In this situation, I looked round for a place where he might most conveniently repose: contrary to the usual aspect of Mahometan burial-grounds, the cypresses were in this few in number, and these thinly scattered over its extent; the tombstones were mostly fallen, and worn with age: upon one of the most considerable of these, and beneath one of the most spreading trees, Darvell supported himself, in a half-reclining posture, with great difficulty. He asked for water. I had some doubts of our being able to find any, and prepared to go in search of it with hesitating despondency: but he desired me to remain; and turning to Suleiman, our janissary, who stood by us smoking with great tranquillity he said, “Suleiman, verbana su” (i.e., “bring some water”), and went on describing the spot where it was to be found with great minuteness, at a small well for camels, a few hundred yards to the right: the janissary obeyed. I said to Darvell, “How did you know this?” He replied, “From our situation; you must perceive that this place was once inhabited, and could not have been so without springs: I have also been here before.”
“You have been here before! How came you never to mention this to me? and what could you be doing in a place where no one would remain a moment longer than they could help it?”
To this question I received no answer. In the meantime Suleiman returned with the water, leaving the serrugee and the horses at the fountain. The quenching of his thirst had the appearance of reviving him for a moment; and I conceived hopes of his being able to proceed, or at least to return, and I urged the attempt. He was silent—and appeared to be collecting his spirits for an effort to speak. He began—
“This is the end of my journey, and of my life; I came here to die; but I have a request to make, a command—for such my last words must be.—You will observe it?”
“Most certainly; but I have better hopes.”
“I have no hopes, nor wishes, but this—conceal my death from every human being.”
“I hope there will be no occasion; that you will recover, and—”
“Peace! It must be so: promise this.”
“I do.”
“Swear it, by all that—” He here dictated an oath of great solemnity.
“There is no occasion for this. I will observe your request; and to doubt me is—”
“It cannot be helped, you must swear.”
I took the oath, it appeared to relieve him. He removed a seal ring from his finger, on which were some Arabic characters, and presented it to me. He proceeded—
“On the ninth day of the month, at noon precisely (what month you please, but this must be the day), you must fling this ring into the salt springs which run into the Bay of Eleusis; the day after, at the same hour, you must repair to the ruins of the temple of Ceres, and wait one hour.”
“Why?”
“You will see.”
“The ninth day of the month, you say?”
“The ninth.”
As I observed that the present was the ninth day of the month, his countenance changed, and he paused.
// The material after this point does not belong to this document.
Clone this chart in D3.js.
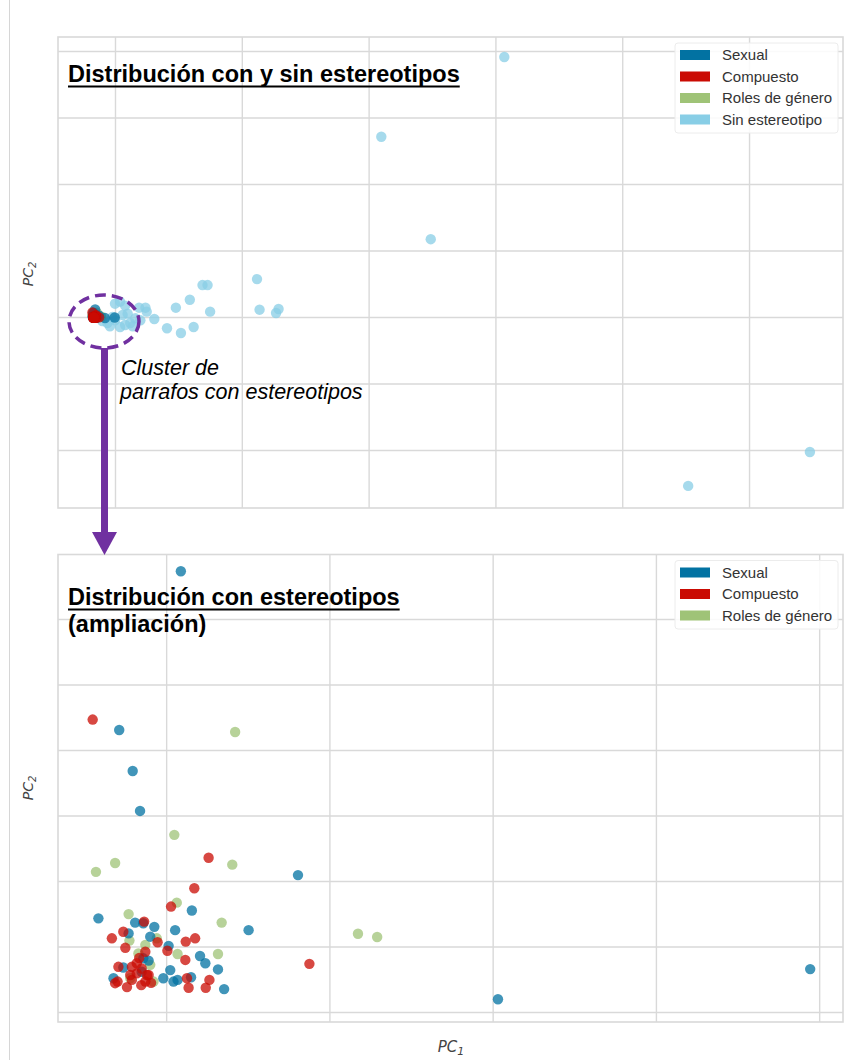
<!DOCTYPE html>
<html>
<head>
<meta charset="utf-8">
<script src="https://cdn.jsdelivr.net/npm/d3@7"></script>
<style>
  body { margin: 0; background: #fff; }
  text { font-family: "Liberation Sans", Arial, sans-serif; }
</style>
</head>
<body>
<svg id="chart" width="845" height="1060"></svg>
<script>
// series (PCA coordinates, same space for both panels)
const categories = ["Sexual", "Compuesto", "Roles de género", "Sin estereotipo"];
const colors = ["#0272a2", "#ca0b03", "#9fc377", "#88cee6"];

const sexual = [
  [-0.1564, 0.1146], [-0.1715, 0.0661], [-0.1682, 0.0536], [-0.1664, 0.0414], [-0.1277, 0.0218],
  [-0.1537, 0.0110], [-0.1766, 0.0086], [-0.1398, 0.0050], [-0.1676, 0.0073], [-0.1656, 0.0071],
  [-0.1629, 0.0060], [-0.1578, 0.0050], [-0.1692, 0.0040], [-0.1639, 0.0030], [-0.1594, 0.0002],
  [-0.1517, -0.0029], [-0.1504, -0.0051], [-0.1473, -0.0070], [-0.1458, -0.0130], [-0.1539, -0.0094],
  [-0.1590, -0.0072], [-0.1607, -0.0097], [-0.1582, -0.0107], [-0.1572, -0.0102], [-0.1656, -0.0036],
  [-0.1643, -0.0043], [-0.1705, -0.0064], [-0.1729, -0.0097], [-0.1660, -0.0077], [-0.0022, -0.0069],
  [-0.0787, -0.0161]
];
const compuesto = [
  [-0.1780, 0.0693], [-0.1496, 0.0271], [-0.1531, 0.0178], [-0.1588, 0.0122], [-0.1654, 0.0076],
  [-0.1705, 0.0045], [-0.1733, 0.0025], [-0.1700, -0.0004], [-0.1621, 0.0013], [-0.1552, 0.0015],
  [-0.1529, 0.0025], [-0.1597, -0.0013], [-0.1553, -0.0041], [-0.1249, -0.0053], [-0.1494, -0.0102],
  [-0.1503, -0.0126], [-0.1545, -0.0126], [-0.1549, -0.0097], [-0.1684, -0.0062], [-0.1672, -0.0051],
  [-0.1660, -0.0067], [-0.1672, -0.0082], [-0.1647, -0.0087], [-0.1688, -0.0087], [-0.1651, -0.0107],
  [-0.1684, -0.0102], [-0.1717, -0.0062], [-0.1725, -0.0112], [-0.1719, -0.0107], [-0.1651, -0.0016],
  [-0.1643, -0.0087], [-0.1666, -0.0035], [-0.1637, -0.0111], [-0.1696, -0.0124], [-0.1661, -0.0118]
];
const roles = [
  [-0.1431, 0.0655], [-0.1580, 0.0341], [-0.1725, 0.0255], [-0.1772, 0.0228], [-0.1438, 0.0250],
  [-0.1574, 0.0134], [-0.1692, 0.0099], [-0.1464, 0.0073], [-0.1130, 0.0039], [-0.1083, 0.0029],
  [-0.1473, -0.0023], [-0.1690, 0.0018], [-0.1623, 0.0025], [-0.1572, -0.0023], [-0.1651, 0.0005],
  [-0.1668, -0.0021], [-0.1639, -0.0056], [-0.1631, -0.0107], [-0.1688, -0.0097]
];
const sinEstereotipo = [
  [3.07, 3.91], [2.10, 2.71], [2.49, 1.17], [4.52, -2.54], [5.48, -2.03], [1.12, 0.57], [0.69, 0.48],
  [0.73, 0.48], [0.59, 0.26], [0.48, 0.14], [0.75, 0.08], [1.14, 0.11], [1.29, 0.12], [1.27, 0.06],
  [0.41, -0.17], [0.52, -0.24], [0.62, -0.15], [0.31, -0.03], [0.24, 0.14], [0.19, 0.14], [0.25, 0.08],
  [0.00, -0.05], [0.06, 0.03], [0.12, -0.09], [0.04, -0.15], [-0.06, -0.09], [0.04, 0.23], [0.16, -0.02],
  [-0.04, -0.14], [0.20, -0.05], [0.08, -0.12], [-0.02, 0.00], [0.10, 0.05], [0.14, -0.14], [-0.10, -0.06],
  [0.00, 0.20], [0.08, 0.17]
];

// tick positions (grid only, no labels shown)
const topXTicks = [0, 1, 2, 3, 4, 5];
const topYTicks = [-2, -1, 0, 1, 2, 3, 4];
const zoomXTicks = [-0.16, -0.12, -0.08, -0.04, 0];
const zoomYTicks = [-0.02, 0, 0.02, 0.04, 0.06, 0.08, 0.10];

const svg = d3.select("#chart");
const gridColor = "#d9d9d9";

// thin page edge on the left
svg.append("line").attr("x1", 9.5).attr("x2", 9.5).attr("y1", 0).attr("y2", 1060)
  .attr("stroke", "#d6d6d6").attr("stroke-width", 1);

function panel(cfg) {
  const x = d3.scaleLinear().domain(cfg.xDomain).range([58, 843]);
  const y = d3.scaleLinear().domain(cfg.yDomain).range([cfg.bottom, cfg.top]);
  const g = svg.append("g");
  const h = cfg.bottom - cfg.top;

  g.append("g").attr("transform", `translate(0,${cfg.bottom})`)
    .call(d3.axisBottom(x).tickValues(cfg.xTicks).tickSize(-h).tickFormat(""))
    .call(a => a.select(".domain").remove())
    .call(a => a.selectAll("line").attr("stroke", gridColor).attr("stroke-width", 1.4));
  g.append("g").attr("transform", "translate(58,0)")
    .call(d3.axisLeft(y).tickValues(cfg.yTicks).tickSize(-785).tickFormat(""))
    .call(a => a.select(".domain").remove())
    .call(a => a.selectAll("line").attr("stroke", gridColor).attr("stroke-width", 1.4));
  g.append("rect").attr("x", 58).attr("y", cfg.top).attr("width", 785).attr("height", h)
    .attr("fill", "none").attr("stroke", gridColor).attr("stroke-width", 1.6);

  cfg.series.forEach(s => {
    g.append("g").selectAll("circle").data(s.values).join("circle")
      .attr("cx", d => x(d[0])).attr("cy", d => y(d[1])).attr("r", 5.2)
      .attr("fill", colors[s.idx]).attr("fill-opacity", 0.75);
  });

  // legend
  const n = cfg.legend.length;
  const lg = g.append("g");
  lg.append("rect").attr("x", 675).attr("y", cfg.top + 6).attr("width", 163).attr("height", n * 21.5 + 4)
    .attr("rx", 3).attr("fill", "#fff").attr("fill-opacity", 0.85)
    .attr("stroke", "#ececec").attr("stroke-width", 1);
  cfg.legend.forEach((i, k) => {
    const cy = cfg.top + 18 + k * 21.5;
    lg.append("rect").attr("x", 680).attr("y", cy - 5).attr("width", 30).attr("height", 10)
      .attr("fill", colors[i]);
    lg.append("text").attr("x", 722).attr("y", cy + 5).attr("font-size", 15)
      .attr("fill", "#333").text(categories[i]);
  });

  // PC2 label
  const yl = g.append("text").attr("transform", `translate(33,${cfg.pcY}) rotate(-90)`)
    .attr("text-anchor", "middle").style("font-family", "DejaVu Sans").style("font-style", "italic")
    .attr("font-size", 14).attr("fill", "#444");
  yl.append("tspan").text("PC");
  yl.append("tspan").attr("font-size", 10).attr("dy", 3).text("2");

  return { x, y, g };
}

// top panel: full distribution
panel({
  top: 37, bottom: 508,
  xDomain: [-0.4495, 5.741], yDomain: [-2.872, 4.21],
  xTicks: topXTicks, yTicks: topYTicks,
  series: [
    { idx: 3, values: sinEstereotipo },
    { idx: 2, values: roles },
    { idx: 0, values: sexual },
    { idx: 1, values: compuesto }
  ],
  legend: [0, 1, 2, 3], pcY: 274
});

// bottom panel: zoom on the stereotype cluster
panel({
  top: 554.5, bottom: 1022,
  xDomain: [-0.1865, 0.00584], yDomain: [-0.02305, 0.1197],
  xTicks: zoomXTicks, yTicks: zoomYTicks,
  series: [
    { idx: 2, values: roles },
    { idx: 0, values: sexual },
    { idx: 1, values: compuesto }
  ],
  legend: [0, 1, 2], pcY: 788
});

// PC1 label
const xl = svg.append("text").attr("x", 451).attr("y", 1052).attr("text-anchor", "middle")
  .style("font-family", "DejaVu Sans").style("font-style", "italic").attr("font-size", 15).attr("fill", "#444");
xl.append("tspan").text("PC");
xl.append("tspan").attr("font-size", 11).attr("dy", 3).text("1");

// titles
function title(txt, x, y, underline) {
  const t = svg.append("text").attr("x", x).attr("y", y).attr("font-size", 23.5)
    .attr("font-weight", "bold").attr("fill", "#000").text(txt);
  if (underline) {
    const w = t.node().getComputedTextLength();
    svg.append("line").attr("x1", x).attr("x2", x + w).attr("y1", y + 4.5).attr("y2", y + 4.5)
      .attr("stroke", "#000").attr("stroke-width", 2.2);
  }
}
title("Distribución con y sin estereotipos", 68, 82, true);
title("Distribución con estereotipos", 68, 605, true);
title("(ampliación)", 68, 632, false);

// annotation: circled cluster + arrow
const purple = "#7030a0";
svg.append("ellipse").attr("cx", 104).attr("cy", 321.5).attr("rx", 35).attr("ry", 26.5)
  .attr("fill", "none").attr("stroke", purple).attr("stroke-width", 3.5).attr("stroke-dasharray", "11,6");
svg.append("line").attr("x1", 104.5).attr("x2", 104.5).attr("y1", 348).attr("y2", 534)
  .attr("stroke", purple).attr("stroke-width", 7);
svg.append("path").attr("d", "M92,532 L117,532 L104.5,555 Z").attr("fill", purple);

svg.append("text").attr("x", 121).attr("y", 375).attr("font-size", 21.5).attr("font-style", "italic")
  .attr("fill", "#000").text("Cluster de");
svg.append("text").attr("x", 120).attr("y", 399).attr("font-size", 21.5).attr("font-style", "italic")
  .attr("fill", "#000").text("parrafos con estereotipos");
</script>
</body>
</html>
As he sat, evidently becoming more feeble, a stork, with a snake in her beak, perched upon a tombstone near us; and, without devouring her prey, appeared to be steadfastly regarding us. I know not what impelled me to drive it away, but the attempt was useless; she made a few circles in the air, and returned exactly to the same spot. Darvell pointed to it, and smiled—he spoke—I know not whether to himself or to me—but the words were only “’Tis well!”